A photo of a model wearing a dress made from fermented wine.
Credit: Ray Scott
Fermented fashion: Skimmed off the top of a wine vat.

To produce the fabric, called Micro’be’, Cass and Franklin rely on microscopic seamstresses—Acetobacter bacteria that commonly turn wine into vinegar. When the bacteria ferment a vat of wine, they produce cellulose, which floats to the surface like a raft.

The material can then be made into a garment or “formed to fit a wearer like a second skin” when it is still wet, Cass says. Cass and Franklin began the project in 2007 with the goal of changing the way people think about textiles. They champion Micro’be’ as a green material that’s better for the environment than genetically engineered cotton, which is also made of cellulose.

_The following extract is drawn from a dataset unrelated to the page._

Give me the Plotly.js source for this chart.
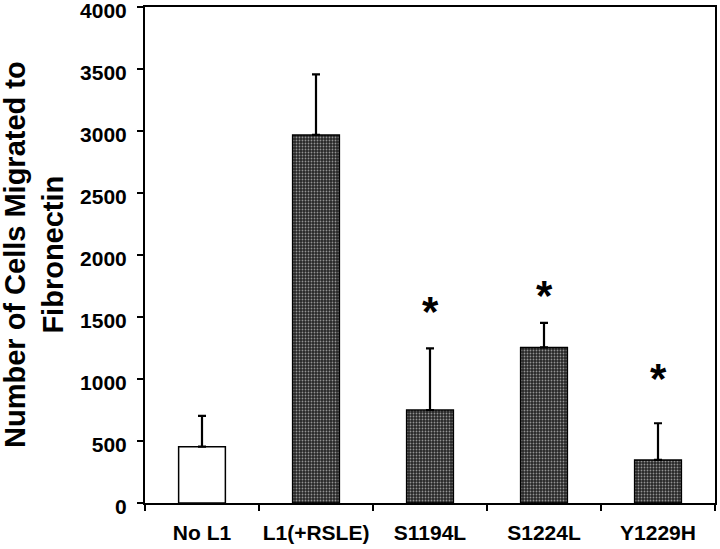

The downside is that Micro’be’ comes with a particular odor: eau de hangover. “Our message to everyone who wears clothes is: Are you willing to wear a garment that is smelly, sticky, and has the beauty of the grotesque if it’s more environmentally friendly?” Cass said in a statement.

Cass and Franklin have also made “fermented fashion” from Guinness beer, but the resulting fabric was more brittle than that made with wine. And, Cass says, “after a while, the Acetobacter did not seem to like the taste of Guinness and stopped producing a material.”